How do Pip's ideas about what a gentleman is change throughout Great Expectations?
Pip starts out life as a humble boy, an orphan who lives with his much older sister and her husband, the blacksmith Joe. As a child, Pip has no aspirations to become a gentleman: the best he can hope for is to learn to be a blacksmith like Joe. A gentleman, by definition, would have enough money that he wouldn't have to labor with his hands as a blacksmith does. Pip is satisfied with this humble destiny, as he has no reason to expect more. He also esteems Joe highly.
When Pip finds out he has great expectations, however, he begins to change. He has been given a large monthly allowance by a mysterious benefactor and goes to London to live the high life.

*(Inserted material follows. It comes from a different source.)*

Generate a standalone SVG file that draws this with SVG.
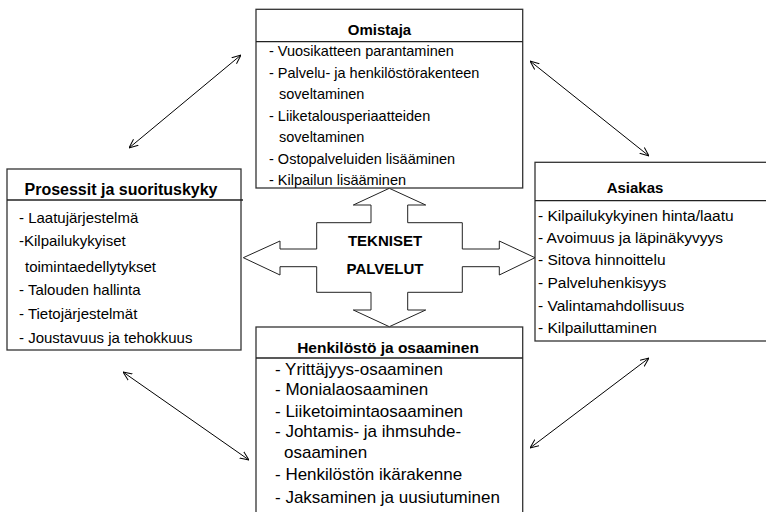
<svg xmlns="http://www.w3.org/2000/svg" width="766" height="512" viewBox="0 0 766 512">
<defs>
<style>
.box{fill:#fff;stroke:#333;stroke-width:1.3}
.sep{stroke:#222;stroke-width:1.3}
text{font-family:"Liberation Sans",Arial,sans-serif;fill:#000}
.t{font-weight:bold}
.conn{stroke:#000;stroke-width:1;fill:none;marker-start:url(#ah);marker-end:url(#ah)}
</style>
<marker id="ah" viewBox="0 0 10 10" refX="10" refY="5" markerWidth="9" markerHeight="9" markerUnits="userSpaceOnUse" orient="auto-start-reverse">
<path d="M0,0.8 L10,5 L0,9.2" fill="none" stroke="#000" stroke-width="1.1"/>
</marker>
</defs>
<rect width="766" height="512" fill="#fff"/>

<g id="connectors">
<line class="conn" x1="241" y1="55" x2="129" y2="148"/>
<line class="conn" x1="530" y1="61" x2="649" y2="156"/>
<line class="conn" x1="123" y1="372" x2="249" y2="460"/>
<line class="conn" x1="649" y1="358" x2="530" y2="448"/>
</g>

<g id="omistaja">
<rect class="box" x="256" y="9.3" width="266.7" height="178.7"/>
<line class="sep" x1="256" y1="41.7" x2="522.7" y2="41.7"/>
<text class="t" x="379.5" y="35" font-size="15" text-anchor="middle">Omistaja</text>
<g font-size="14.5">
<text x="269" y="56">- Vuosikatteen parantaminen</text>
<text x="269" y="77.5">- Palvelu- ja henkilöstörakenteen</text>
<text x="279" y="99">soveltaminen</text>
<text x="269" y="120.5">- Liiketalousperiaatteiden</text>
<text x="279" y="142">soveltaminen</text>
<text x="269" y="163.5">- Ostopalveluiden lisääminen</text>
<text x="269" y="185">- Kilpailun lisääminen</text>
</g>
</g>

<g id="prosessit">
<rect class="box" x="7" y="169" width="234" height="181"/>
<line class="sep" x1="7" y1="200" x2="243" y2="200"/>
<text class="t" x="121" y="195" font-size="16" text-anchor="middle">Prosessit ja suorituskyky</text>
<g font-size="15">
<text x="19" y="223">- Laatujärjestelmä</text>
<text x="19" y="246">-Kilpailukykyiset</text>
<text x="25" y="272">toimintaedellytykset</text>
<text x="19" y="295">- Talouden hallinta</text>
<text x="19" y="319">- Tietojärjestelmät</text>
<text x="19" y="343">- Joustavuus ja tehokkuus</text>
</g>
</g>

<g id="asiakas">
<rect class="box" x="535" y="162.3" width="240" height="178.7"/>
<line class="sep" x1="535" y1="200.7" x2="766" y2="200.7"/>
<text class="t" x="635" y="193" font-size="15" text-anchor="middle">Asiakas</text>
<g font-size="15.5">
<text x="538" y="221">- Kilpailukykyinen hinta/laatu</text>
<text x="538" y="243">- Avoimuus ja läpinäkyvyys</text>
<text x="538" y="265">- Sitova hinnoittelu</text>
<text x="538" y="288">- Palveluhenkisyys</text>
<text x="538" y="311">- Valintamahdollisuus</text>
<text x="538" y="333">- Kilpailuttaminen</text>
</g>
</g>

<g id="henkilosto">
<rect class="box" x="256" y="327" width="266.7" height="200"/>
<line class="sep" x1="256" y1="358" x2="522.7" y2="358"/>
<text class="t" x="388" y="353" font-size="15.5" text-anchor="middle">Henkilöstö ja osaaminen</text>
<g font-size="17">
<text x="275" y="375">- Yrittäjyys-osaaminen</text>
<text x="275" y="395">- Monialaosaaminen</text>
<text x="275" y="417">- Liiketoimintaosaaminen</text>
<text x="275" y="437">- Johtamis- ja ihmsuhde-</text>
<text x="284" y="458">osaaminen</text>
<text x="275" y="480">- Henkilöstön ikärakenne</text>
<text x="275" y="503">- Jaksaminen ja uusiutuminen</text>
</g>
</g>

<g id="tekniset">
<polygon fill="#fff" stroke="#222" stroke-width="1" points="316.7,222.7 316.7,249 280,249 280,241 243.3,257.7 280,275 280,266.7 316.7,266.7 316.7,292.3 371,292.3 371,310 353.3,310 389.3,326.7 425.7,310 407.7,310 407.7,292.3 462.3,292.3 462.3,266.7 499.3,266.7 499.3,275 535,257.7 499.3,241 499.3,249 462.3,249 462.3,222.7 407.7,222.7 407.7,205 425.7,205 389.3,188.3 353.3,205 371,205 371,222.7"/>
<text class="t" x="385" y="246" font-size="15" text-anchor="middle">TEKNISET</text>
<text class="t" x="385" y="274" font-size="15" text-anchor="middle">PALVELUT</text>
</g>
</svg>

As his acquaintances change, his clothing and speech become more refined, and he learns to enjoy the good life, he begins to become ashamed of Joe and tries to avoid him. At this point, Pip defines a gentleman by his outward wrappings, such as how he looks and speaks, and how much money he has. This is a snobbish and shallow view of life.
By the end of the book, after Pip has been humbled and chastened by his experiences, and after the hardworking Joe pays off his debts, Pip realizes that Joe is the true gentleman. What makes a person gentle is what he is like on the inside, not the clothes he wears or the way he speaks. Joe is a truly good, kind, and generous man, and Pip feels remorse over how he has looked down on him.